The National Board of Review, a group of film historians, students and educators founded in 1909, is one of the first notable groups to announce its picks for the year, beginning in earnest the long drumbeat of critics groups and guilds that will name their own choices ahead of the Oscars on Feb. 27. Its robust backing of “The Social Network” will only add to the movie’s reputation as an awards front-runner.

NBR President Annie Schulhof said she expects “The Social Network” will “stand up over time and appeal to many generations.”

“With ‘The Social Network’ you had very strong elements that were very much appreciated: the direction, the writing, the acting, its great storytelling,” Schulhof said. “That spoke to the very diverse landscape of the National Board of Review.”

Lesley Manville was named best actress for her performance as a desperate middle-aged secretary in “Another Year,” Mike Leigh’s British drama about friendship and aging.

Best supporting actor went to Christian Bale, who plays Dicky Eklund, the junkie former boxer and older brother to Mickey Ward (Mark Wahlberg) in David O. Russell’s “The Fighter.” Jacki Weaver won best supporting actress for her role as the matriarch of a blue-collar crime family in the Australian drama “Animal Kingdom.”

Ben Affleck’s Boston crime drama “The Town” – which features Affleck, Rebecca Hall, Jeremy Renner and Jon Hamm – was chosen for best ensemble cast.

Shut out entirely was “The King’s Speech,” the drama about the struggles of King George VI (Colin Firth) with stuttering. It has been seen by Oscar prognosticators as the movie most likely to contest “The Social Network” for top honors. (The group did list “The King’s Speech” as one of the top 10 films of the year.)

“Toy Story 3,” Pixar’s third installment in its beloved franchise, won best animated feature. Best documentary went to the “Waiting for ‘Superman,'” which details the U.S. education system and puts hope in charter schools. Best foreign language film went to “Of Gods and Men,” the French drama about Cistercian monks fighting fundamentalism.

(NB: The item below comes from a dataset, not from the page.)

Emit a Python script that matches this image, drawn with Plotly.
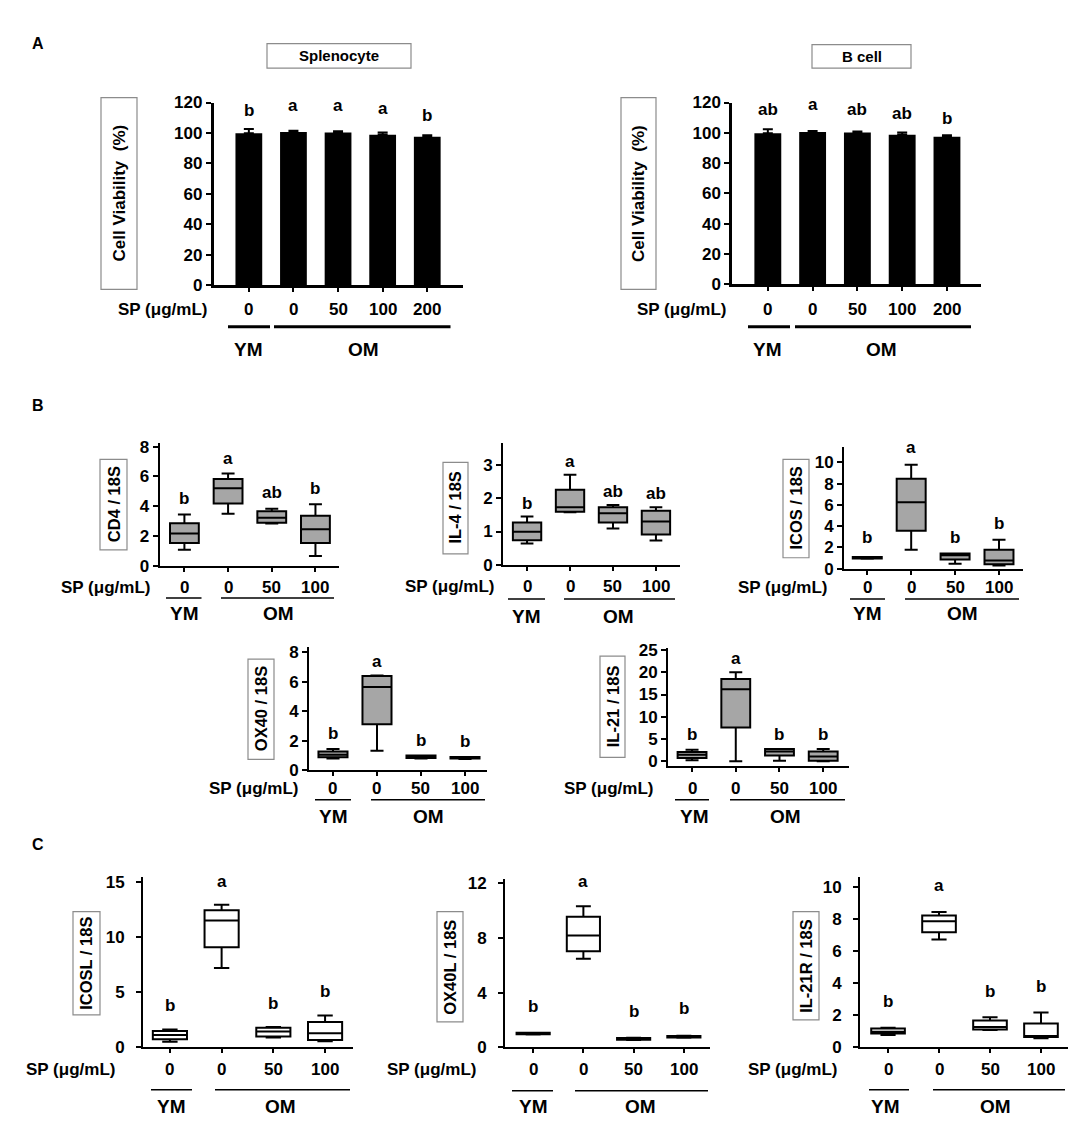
import plotly.graph_objects as go

W, H = 1084, 1131
FONT = "Liberation Sans, Arial, Helvetica, sans-serif"

# ---------------- data ----------------
sp_a = ["0", "0", "50", "100", "200"]
sp_b = ["0", "0", "50", "100"]

# A: cell viability (%)
splen_mean = [99.9, 100.6, 100.4, 98.9, 97.6]
splen_err = [2.8, 0.9, 0.8, 1.5, 1.0]
splen_sig = ["b", "a", "a", "a", "b"]

bcell_mean = [99.8, 100.6, 100.3, 98.8, 97.4]
bcell_err = [2.5, 0.6, 0.6, 1.5, 1.0]
bcell_sig = ["ab", "a", "ab", "ab", "b"]

# B: box stats (min, q1, median, q3, max) per group
cd4_min = [1.06, 3.48, 2.83, 0.64]
cd4_q1 = [1.52, 4.17, 2.89, 1.52]
cd4_med = [2.16, 5.20, 3.22, 2.45]
cd4_q3 = [2.84, 5.82, 3.66, 3.35]
cd4_max = [3.44, 6.19, 3.83, 4.12]
cd4_sig = ["b", "a", "ab", "b"]

il4_min = [0.64, 1.58, 1.09, 0.73]
il4_q1 = [0.74, 1.60, 1.27, 0.91]
il4_med = [0.99, 1.73, 1.55, 1.30]
il4_q3 = [1.27, 2.26, 1.73, 1.63]
il4_max = [1.45, 2.71, 1.80, 1.73]
il4_sig = ["b", "a", "ab", "ab"]

icos_min = [0.92, 1.78, 0.46, 0.30]
icos_q1 = [0.95, 3.57, 0.86, 0.40]
icos_med = [1.02, 6.25, 1.26, 0.77]
icos_q3 = [1.08, 8.46, 1.42, 1.78]
icos_max = [1.10, 9.78, 1.42, 2.71]
icos_sig = ["b", "a", "b", "b"]

ox40_min = [0.78, 1.31, 0.78, 0.76]
ox40_q1 = [0.87, 3.11, 0.82, 0.78]
ox40_med = [1.04, 5.64, 0.93, 0.84]
ox40_q3 = [1.27, 6.38, 1.00, 0.89]
ox40_max = [1.44, 6.42, 1.00, 0.89]
ox40_sig = ["b", "a", "b", "b"]

il21_min = [0.22, 0.00, 0.15, 0.00]
il21_q1 = [0.74, 7.60, 1.30, 0.15]
il21_med = [1.48, 16.2, 2.20, 1.10]
il21_q3 = [2.08, 18.5, 2.74, 2.20]
il21_max = [2.60, 20.0, 2.74, 2.74]
il21_sig = ["b", "a", "b", "b"]

# C
icosl_min = [0.50, 7.19, 0.89, 0.56]
icosl_q1 = [0.74, 9.06, 0.98, 0.68]
icosl_med = [1.13, 11.49, 1.43, 1.28]
icosl_q3 = [1.49, 12.41, 1.78, 2.29]
icosl_max = [1.63, 12.92, 1.84, 2.88]
icosl_sig = ["b", "a", "b", "b"]

ox40l_min = [0.95, 6.49, 0.54, 0.71]
ox40l_q1 = [0.97, 7.04, 0.56, 0.73]
ox40l_med = [1.02, 8.19, 0.62, 0.79]
ox40l_q3 = [1.07, 9.55, 0.68, 0.84]
ox40l_max = [1.08, 10.33, 0.70, 0.86]
ox40l_sig = ["b", "a", "b", "b"]

il21r_min = [0.78, 6.73, 1.08, 0.57]
il21r_q1 = [0.86, 7.18, 1.12, 0.65]
il21r_med = [0.98, 7.86, 1.27, 0.71]
il21r_q3 = [1.18, 8.22, 1.67, 1.49]
il21r_max = [1.22, 8.43, 1.88, 2.18]
il21r_sig = ["b", "a", "b", "b"]


def fx(px):
    return px / W


def fy(py):
    return 1 - py / H


fig = go.Figure()
shapes = []
annots = []


def ax_names(i):
    return ("x" if i == 1 else f"x{i}"), ("y" if i == 1 else f"y{i}")


def txt(x, y, s, size=17, xanchor="center", angle=0):
    annots.append(dict(x=fx(x), y=fy(y), xref="paper", yref="paper", text=s,
                       showarrow=False, xanchor=xanchor, yanchor="middle",
                       textangle=angle,
                       font=dict(family=FONT, size=size, color="black", weight="bold")))


def rect(x0, y0, x1, y1, color="#8c8c8c"):
    shapes.append(dict(type="rect", xref="paper", yref="paper",
                       x0=fx(x0), x1=fx(x1), y0=fy(y1), y1=fy(y0),
                       line=dict(color=color, width=1.2)))


def hline(x0, x1, y, w):
    shapes.append(dict(type="line", xref="paper", yref="paper",
                       x0=fx(x0), x1=fx(x1), y0=fy(y), y1=fy(y),
                       line=dict(color="black", width=w)))


def setup_axes(i, xdom, ydom, xr, yr, yticks, ticktext, lw, sp_y, ystand=0):
    xn, yn = ax_names(i)
    tf = dict(family=FONT, size=17, color="black", weight="bold")
    fig.layout["xaxis" if i == 1 else f"xaxis{i}"] = dict(
        domain=[fx(xdom[0]), fx(xdom[1])], range=xr, anchor=yn,
        tickvals=list(range(len(ticktext))), showticklabels=False,
        showline=True, linecolor="black", linewidth=lw,
        ticks="outside", ticklen=4, tickwidth=2, tickcolor="black",
        showgrid=False, zeroline=False)
    fig.layout["yaxis" if i == 1 else f"yaxis{i}"] = dict(
        domain=[fy(ydom[1]), fy(ydom[0])], range=yr, anchor=xn,
        tickvals=yticks, showline=True, linecolor="black", linewidth=lw,
        ticks="outside", ticklen=5, tickwidth=2, tickcolor="black",
        showgrid=False, zeroline=False, tickfont=tf, ticklabelstandoff=ystand)
    # dose tick labels, placed on the x axis scale
    for k, t in enumerate(ticktext):
        annots.append(dict(x=k, y=fy(sp_y), xref=xn, yref="paper", text=t,
                           showarrow=False, yanchor="middle",
                           font=tf))


def letters(i, sig, ys, size=17):
    xn, yn = ax_names(i)
    for k, (s, yv) in enumerate(zip(sig, ys)):
        annots.append(dict(x=k, y=yv, xref=xn, yref=yn, text=s, showarrow=False,
                           yanchor="middle",
                           font=dict(family=FONT, size=size, color="black", weight="bold")))


def groups(sp_right, sp_y, ym, om, line_y, ym_c, om_c, lab_y, lw, size=19):
    txt(sp_right, sp_y, "SP (\u03bcg/mL)", xanchor="right")
    hline(ym[0], ym[1], line_y, lw)
    hline(om[0], om[1], line_y, lw)
    txt(ym_c, lab_y, "YM", size=size)
    txt(om_c, lab_y, "OM", size=size)


# ---------------- A: bar charts ----------------
bar_panels = [
    (1, splen_mean, splen_err, splen_sig, (205.6, 454.5), (87, 273), [-0.79, 4.79],
     [115, 117.8, 117.8, 116.1, 111.4], (93, 82, 129, 277), (259, 27, 403, 52), "Splenocyte",
     201, (220, 262), (266, 442.5), 241, 355),
    (2, bcell_mean, bcell_err, bcell_sig, (724, 973), (87, 272), [-0.8, 4.76],
     [115.7, 119, 115.7, 112.5, 109.7], (613, 82, 648, 277), (804, 28, 903, 52), "B cell",
     720, (740, 782), (787, 963), 759, 873),
]
for (i, mean, err, sig, xd, yd, xr, ly, ybox, tbox, title,
     spr, ym, om, ymc, omc) in bar_panels:
    xn, yn = ax_names(i)
    fig.add_trace(go.Bar(x=list(range(len(mean))), y=mean, width=0.6,
                         marker=dict(color="black", line=dict(width=0)),
                         error_y=dict(type="data", array=err, arrayminus=[0] * len(err),
                                      symmetric=False, color="black", thickness=2, width=5),
                         xaxis=xn, yaxis=yn, showlegend=False))
    setup_axes(i, xd, yd, xr, [0, 120], list(range(0, 121, 20)), sp_a, 2.5, 297)
    letters(i, sig, ly)
    rect(*ybox)
    txt((ybox[0] + ybox[2]) / 2, (ybox[1] + ybox[3]) / 2, "Cell Viability  (%)", angle=-90)
    rect(*tbox)
    txt((tbox[0] + tbox[2]) / 2, (tbox[1] + tbox[3]) / 2, title, size=15)
    groups(spr, 297, ym, om, 315, ymc, omc, 338, 3)

# ---------------- B & C: box plots ----------------
box_panels = [
    # i, stats, sig, xdom, ydom, xr, yr, yticks, letter y, ylabel, ybox, sp_right, sp_y, ym, om, line_y, ymc, omc, lab_y, fill
    (3, (cd4_min, cd4_q1, cd4_med, cd4_q3, cd4_max), cd4_sig, (151.5, 330.6), (433, 558),
     [-0.57, 3.53], [0, 8.26], [0, 2, 4, 6, 8], [4.5, 7.19, 4.94, 5.16], "CD4 / 18S",
     (92, 450, 119, 542), 144, 580, (158, 193.5), (213, 326), 591, 176, 270, 607, "#a6a6a6"),
    (4, (il4_min, il4_q1, il4_med, il4_q3, il4_max), il4_sig, (495, 672), (433, 557),
     [-0.56, 3.56], [0, 3.68], [0, 1, 2, 3], [1.85, 3.11, 2.22, 2.16], "IL-4 / 18S",
     (435, 453, 460, 546), 488, 579, (500, 537), (556, 667), 592, 518, 610, 610, "#a6a6a6"),
    (5, (icos_min, icos_q1, icos_med, icos_q3, icos_max), icos_sig, (836, 1014.7), (437, 561),
     [-0.53, 3.54], [0, 11.48], [0, 2, 4, 6, 8, 10], [2.93, 11.36, 2.93, 4.26], "ICOS / 18S",
     (775, 450, 801, 550), 821, 580, (842, 877), (897, 1011), 592, 859, 954, 607, "#a6a6a6"),
    (6, (ox40_min, ox40_q1, ox40_med, ox40_q3, ox40_max), ox40_sig, (301, 479), (641, 766),
     [-0.545, 3.5], [0, 8.33], [0, 2, 4, 6, 8], [2.49, 7.38, 2.04, 1.93], "OX40 / 18S",
     (240, 653, 266, 755), 292, 785, (307, 343), (363, 477), 796, 325, 420, 813, "#a6a6a6"),
    (7, (il21_min, il21_q1, il21_med, il21_q3, il21_max), il21_sig, (660, 841), (642, 762),
     [-0.55, 3.59], [-1.1, 25.4], [0, 5, 10, 15, 20, 25], [6.1, 23.1, 6.1, 6.1], "IL-21 / 18S",
     (592, 650, 617, 753), 647, 785, (667, 701), (722, 837), 796, 686, 777, 813, "#a6a6a6"),
    (8, (icosl_min, icosl_q1, icosl_med, icosl_q3, icosl_max), icosl_sig, (135, 345), (875, 1048),
     [-0.52, 3.54], [0, 15.4], [0, 5, 10, 15], [3.8, 15.06, 3.95, 5.05], "ICOSL / 18S",
     (65, 910, 92, 1015), 109, 1070, (143, 184), (207, 342), 1091, 163, 272, 1108, "white"),
    (9, (ox40l_min, ox40l_q1, ox40l_med, ox40l_q3, ox40l_max), ox40l_sig, (497, 702), (877, 1048),
     [-0.56, 3.52], [0, 12.3], [0, 4, 8, 12], [2.98, 12.1, 2.63, 2.82], "OX40L / 18S",
     (429, 910, 455, 1022), 470, 1070, (504, 545), (567, 700), 1092, 525, 632, 1108, "white"),
    (10, (il21r_min, il21r_q1, il21r_med, il21r_q3, il21r_max), il21r_sig, (852, 1060), (875, 1048),
     [-0.55, 3.53], [0, 10.6], [0, 2, 4, 6, 8, 10], [2.86, 10.06, 3.47, 3.78], "IL-21R / 18S",
     (785, 910, 811, 1020), 831, 1070, (861, 901), (925, 1057), 1091, 877, 987, 1108, "white"),
]

for (i, stats, sig, xd, yd, xr, yr, yt, ly, ylab, ybox, spr, spy, ym, om, liney,
     ymc, omc, laby, fill) in box_panels:
    xn, yn = ax_names(i)
    lo, q1, med, q3, hi = stats
    fig.add_trace(go.Box(x=list(range(len(med))), lowerfence=lo, q1=q1, median=med,
                         q3=q3, upperfence=hi, width=0.66, whiskerwidth=0.45,
                         fillcolor=fill, line=dict(color="black", width=2),
                         boxpoints=False, xaxis=xn, yaxis=yn, showlegend=False))
    stand = 8 if i >= 8 else 0
    setup_axes(i, xd, yd, xr, yr, yt, sp_b, 2, spy, ystand=stand)
    letters(i, sig, ly)
    rect(*ybox)
    txt((ybox[0] + ybox[2]) / 2, (ybox[1] + ybox[3]) / 2, ylab, size=16.5, angle=-90)
    groups(spr, spy, ym, om, liney, ymc, omc, laby, 1.5)

# panel letters
txt(22, 27, "A", size=16, xanchor="left")
txt(22, 395, "B", size=16, xanchor="left")
txt(22, 842, "C", size=16, xanchor="left")

fig.update_layout(width=W, height=H, margin=dict(l=0, r=0, t=0, b=0),
                  paper_bgcolor="white", plot_bgcolor="white",
                  shapes=shapes, annotations=annots, showlegend=False,
                  font=dict(family=FONT, color="black"))

fig.write_html("out.html")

One of the group’s most surprising choices was picking Chris Sparling’s “Buried” script for best original screenplay. The film, an exercise in minimalism, stars Ryan Reynolds as a contract worker in Iraq taken hostage and buried alive in a coffin – the cramped setting of the entire movie.

Sofia Coppola was chosen for a special filmmaking achievement award for writing, directing and producing “Somewhere,” her lyrical depiction of a Hollywood actor (Stephen Dorff) questioning his lifestyle during a visit from his young daughter (Elle Fanning).

The NBR also sought to highlight a number of newcomers, citing Jennifer Lawrence of “Winter’s Bone” for breakthrough performance and “Restrepo” co-directors Sebastian Junger and Tim Hethington as debut directors.

The group gave French animator Sylvain Chomet and the late filmmaker Jacques Tati the “spotlight award” for “The Illusionist,” Chomet’s animated adaptation of an old screenplay by Tati.

Dante Ferretti won the production design award for “Shutter Island,” Martin Scorsese’s psychological drama.

The National Board of Review also cited three films – “Fair Game,” “Conviction” and “Howl” – for their annual “freedom of expression” citation. The NBR will also grant critic Leonard Maltin its William K. Everson Film History Award.

The group’s top best films of 2010 are: “Another Year,” “The Fighter,” “Hereafter,” “Inception,” “The King’s Speech,” “Shutter Island,” “The Town,” “Toy Story 3,” “True Grit” and “Winter’s Bone.”

The awards will be handed out Jan. 11 in a New York gala hosted by Meredith Vieira.